Authors are fretting that the pricing strategies employed with eBooks are putting the pinch on their ability to make a living. What was once a $75,000 advance has turned into a $15,000 upfront slug, and some are now questioning whether their creativity must now be supplemented by a W2 plus dental insurance. The price gap between the tangible and intangible delivery is supposedly the cause, but in economic terms the responsibility for success is being spread further across participants in the system.

Dollars and sensee-books

Based on Wall Street Journal estimates, a large publishing house takes 50% of the retail price of a debut literary fiction. After paying the author their cut, the publisher still has to cover costs for editing, design, marketing, and the printing itself.

Under the eBook scenario, the price drops by 54%, but the publisher and author are now taking a bigger piece of the pie. The publisher’s share is down five dollars per book, but printing costs are no longer in the picture. We’ll assume that other publication costs fall too, but it’s likely the lion’s share of it was absorbed during the first printing. The publisher and author reap more of the rewards, but all players must work harder for success. At the writing level, selling 10,000 print editions is roughly equivalent to 18,500 eBooks1, as far as feeding the family goes. The retailer’s gross margin, however, is cut in half2, so you have to think they (i.e. Amazon) are in it for the volume.
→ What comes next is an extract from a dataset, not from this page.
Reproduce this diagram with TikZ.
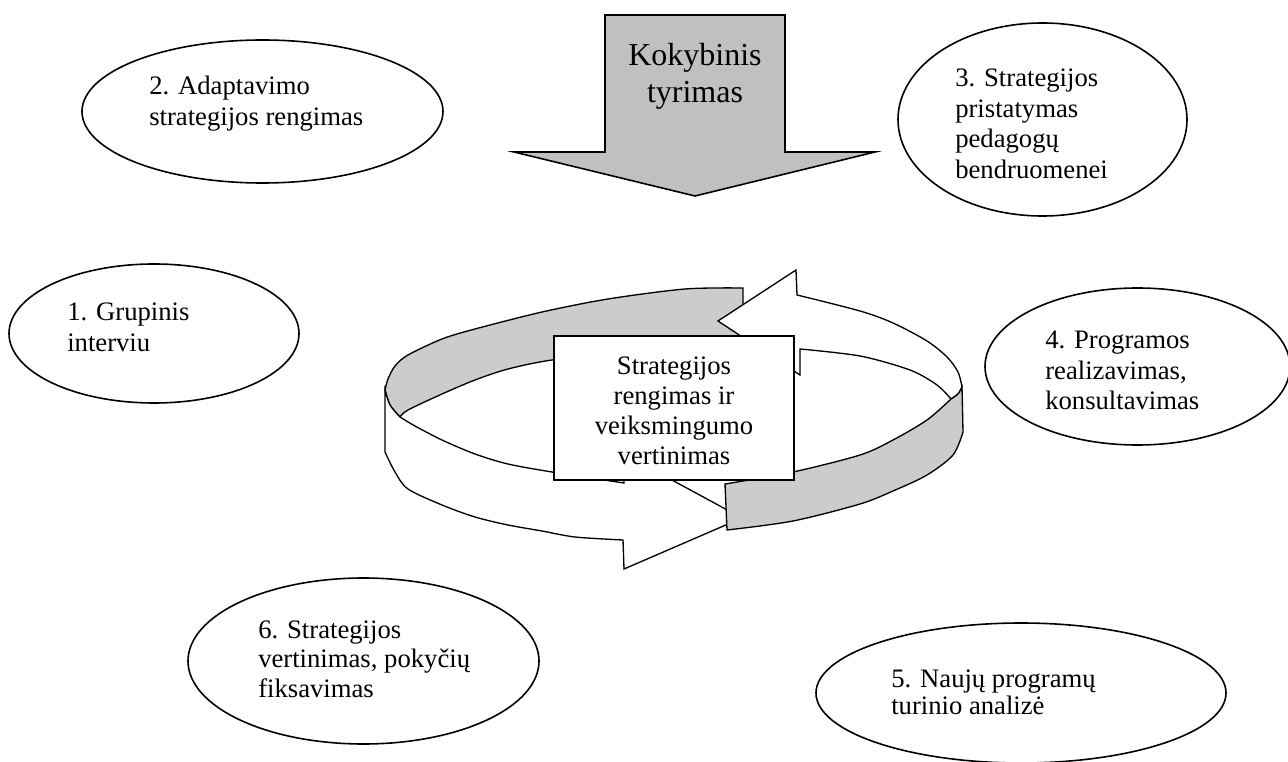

Moving to small publishers, the outlook changes. Retail prices are lower across the board, but smaller print runs means higher distribution costs, hence a smaller percentage for the publisher and author. Call that a cost for being discovered, particularly where access to major publishing firms doesn’t exist. When you move to eBooks, however, you are now dealing with an organization bearing less overhead – it stands to reason more of the retail price of the book could be passed on to authors. If you (again) assume that editing, layout, and other fixed costs of production are absorbed during a first printing, it’s a slam dunk – with 20% of the retail price going to authors, 10,000 now equates to only 12,500 in digital form3.